Também conta histórias de mulheres esquecidas nos labirintos ingratos da memória, de prostitutas rebeldes, das guerreiras da revolução mexicana, das mil e quinhentas mulheres que invadiram o Parlamento no Cairo na década de cinquenta, as operárias, costureiras, cozinheiras, faxineiras, floristas, padeiras, que lutaram na Segunda Comuna de Paris...
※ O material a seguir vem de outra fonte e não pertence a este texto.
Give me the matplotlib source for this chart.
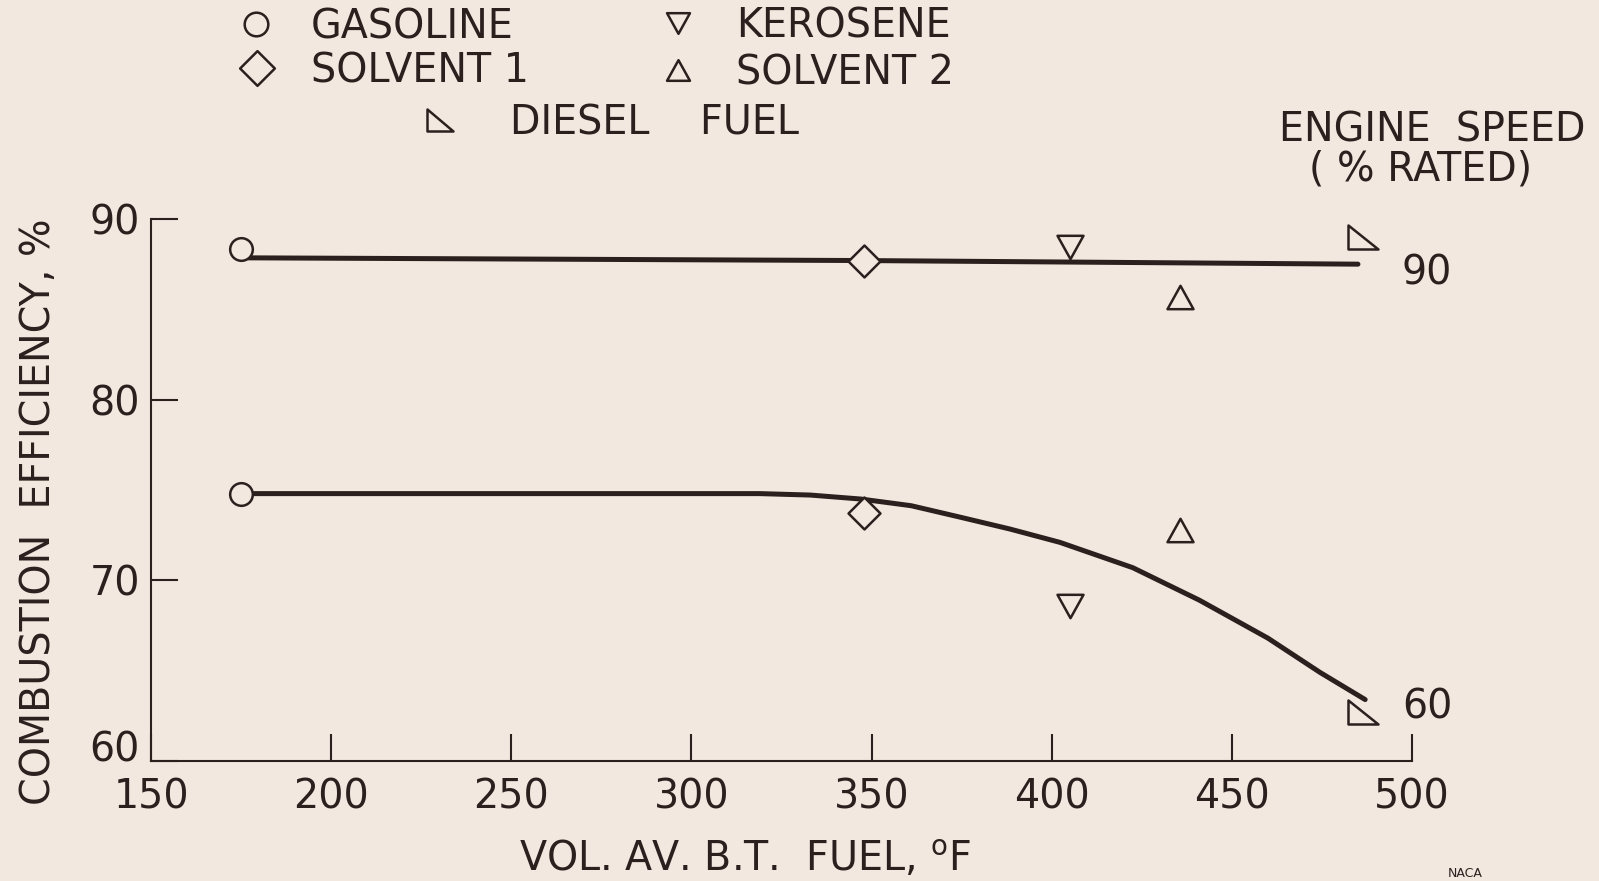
import matplotlib
matplotlib.use("Agg")
import matplotlib.pyplot as plt
import matplotlib.transforms as mtrans
from matplotlib.path import Path

# ---------------- data ----------------
fuels = ["GASOLINE", "SOLVENT 1", "KEROSENE", "SOLVENT 2", "DIESEL FUEL"]
fuel_bt = [175, 348, 405, 435.6, 486.5]          # vol. av. boiling temp, F
eff_90 = [88.35, 87.7, 88.45, 85.7, 89.0]          # 90 % rated speed
eff_60 = [74.8, 73.75, 68.6, 72.8, 62.7]           # 60 % rated speed

fair90_x = [177, 348, 485]
fair90_y = [87.85, 87.7, 87.5]
fair60_x = [177, 264, 291, 319, 333, 347, 361, 374.5, 388.4, 402.3, 422.5, 441, 460, 474.5, 487]
fair60_y = [74.8, 74.8, 74.8, 74.8, 74.72, 74.5, 74.13, 73.5, 72.84, 72.1, 70.7, 68.9, 66.8, 64.9, 63.4]

speed_labels = ["90", "60"]
xticks = [150, 200, 250, 300, 350, 400, 450, 500]
yticks = [60, 70, 80, 90]

# ---------------- style ----------------
BG = "#f3e8df"
INK = "#2b201e"
FS = 28.5
CAP = 0.729 * FS / 72 * 100   # cap height in px
plt.rcParams["font.family"] = ["DejaVu Sans"]
W, H = 1599, 881

def fx(px):
    return px / W

def fy_base(center_px):
    # baseline y (figure fraction) for caps text centred at center_px from top
    return (H - (center_px + CAP / 2)) / H

def mk(verts):
    codes = [Path.MOVETO] + [Path.LINETO] * (len(verts) - 1) + [Path.CLOSEPOLY]
    return Path(list(verts) + [verts[0]], codes)

m_circle = "o"
m_diamond = mk([(0, 1), (1, 0), (0, -1), (-1, 0)])
m_down = mk([(-1, 0.9), (1, 0.9), (0, -0.9)])
m_up = mk([(0, 0.9), (-1, -0.9), (1, -0.9)])
m_diesel = mk([(-1, 0.85), (-1, -0.85), (1, -0.85)])

markers = [m_circle, m_diamond, m_down, m_up, m_diesel]
msizes = [16.3, 23.0, 18.7, 18.7, 21.0]
legend_ms = [17.0, 25.0, 16.5, 16.5, 19.0]

fig = plt.figure(figsize=(15.99, 8.81), dpi=100, facecolor=BG)
ax = fig.add_axes([151 / W, (H - 761) / H, (1412 - 151) / W, (761 - 219) / H])
ax.set_facecolor(BG)

ax.plot(fair90_x, fair90_y, color=INK, lw=3.6, solid_capstyle="round",
        solid_joinstyle="round", zorder=2)
ax.plot(fair60_x, fair60_y, color=INK, lw=3.6, solid_capstyle="round",
        solid_joinstyle="round", zorder=2)

for x, y9, y6, m, ms in zip(fuel_bt, eff_90, eff_60, markers, msizes):
    ax.plot([x, x], [y9, y6], ls="none", marker=m, ms=ms, mfc=BG, mec=INK,
            mew=1.8, clip_on=False, zorder=3)

ax.set_xlim(150, 500)
ax.set_ylim(60, 90)
ax.set_xticks(xticks)
ax.set_yticks(yticks)
ax.set_xticklabels([str(t) for t in xticks])
ax.set_yticklabels([str(t) for t in yticks])
for s in ["top", "right"]:
    ax.spines[s].set_visible(False)
for s in ["left", "bottom"]:
    ax.spines[s].set_color(INK)
    ax.spines[s].set_linewidth(1.5)
ax.tick_params(direction="in", length=19.5, width=1.5, color=INK,
               labelsize=FS, labelcolor=INK)
ax.tick_params(axis="x", pad=12)
ax.tick_params(axis="y", pad=8)

# lift the "60" y tick label like the original
lab60 = ax.get_yticklabels()[0]
lab60.set_transform(lab60.get_transform() + mtrans.ScaledTranslation(0, 15 / 100, fig.dpi_scale_trans))

ax.set_ylabel("COMBUSTION  EFFICIENCY, %", fontsize=FS, color=INK)
ax.yaxis.set_label_coords(39 / W, (H - 512) / H, transform=fig.transFigure)
ax.yaxis.label.set_va("center")
ax.yaxis.label.set_ha("center")
ax.set_xlabel("VOL. AV. B.T.  FUEL, $^{\\mathregular{o}}$F", fontsize=FS, color=INK)
ax.xaxis.set_label_coords(745 / W, (H - 860) / H, transform=fig.transFigure)
ax.xaxis.label.set_va("center")

# engine-speed labels at line ends
fig.text(fx(1402), fy_base(270), speed_labels[0], fontsize=FS, color=INK, va="baseline", ha="left")
fig.text(fx(1402), fy_base(704), speed_labels[1], fontsize=FS, color=INK, va="baseline", ha="left")
fig.text(fx(1432), fy_base(127), "ENGINE  SPEED", fontsize=FS, color=INK, va="baseline", ha="center")
fig.text(fx(1421), fy_base(166), "( % RATED)", fontsize=FS, color=INK, va="baseline", ha="center")

# legend (key)
key_pos = [(256, 24, 311), (257, 68, 311), (678, 23, 736), (678, 70, 736), (440, 120, 510)]
key_text = ["GASOLINE", "SOLVENT 1", "KEROSENE", "SOLVENT 2", "DIESEL    FUEL"]
for (mx, my, tx), m, ms, t in zip(key_pos, markers, legend_ms, key_text):
    fig.add_artist(plt.Line2D([fx(mx)], [(H - my) / H], transform=fig.transFigure,
                              ls="none", marker=m, ms=ms, mfc=BG, mec=INK, mew=1.8))
    fig.text(fx(tx), fy_base(my), t, fontsize=FS, color=INK, va="baseline", ha="left")

fig.text(fx(1465), 1 / H, "NACA", fontsize=9, color=INK, ha="center", va="bottom")

fig.savefig("out.png", dpi=100, facecolor=BG)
Um texto de beleza incomum é Bessie: “Esta mulher canta suas feridas com a voz da glória e ninguém pode fazer-se de surdo ou distraído. Pulmões da noite profunda: Bessie Smith, imensamente gorda, imensamente negra, maldiz os ladrões da Criação. Seus blues são os hinos religiosos das pobres negras bêbadas dos subúrbios: anunciam que serão destronados os brancos e machos e ricos que humilham o mundo”.
Como um grande e inquieto feiticeiro, que mistura palavras, imagens, sentimentos e desobediências, oferece ainda um último livro, depois de sua morte, respirando ainda através das mulheres a quem empresta, pela última vez, a sua voz.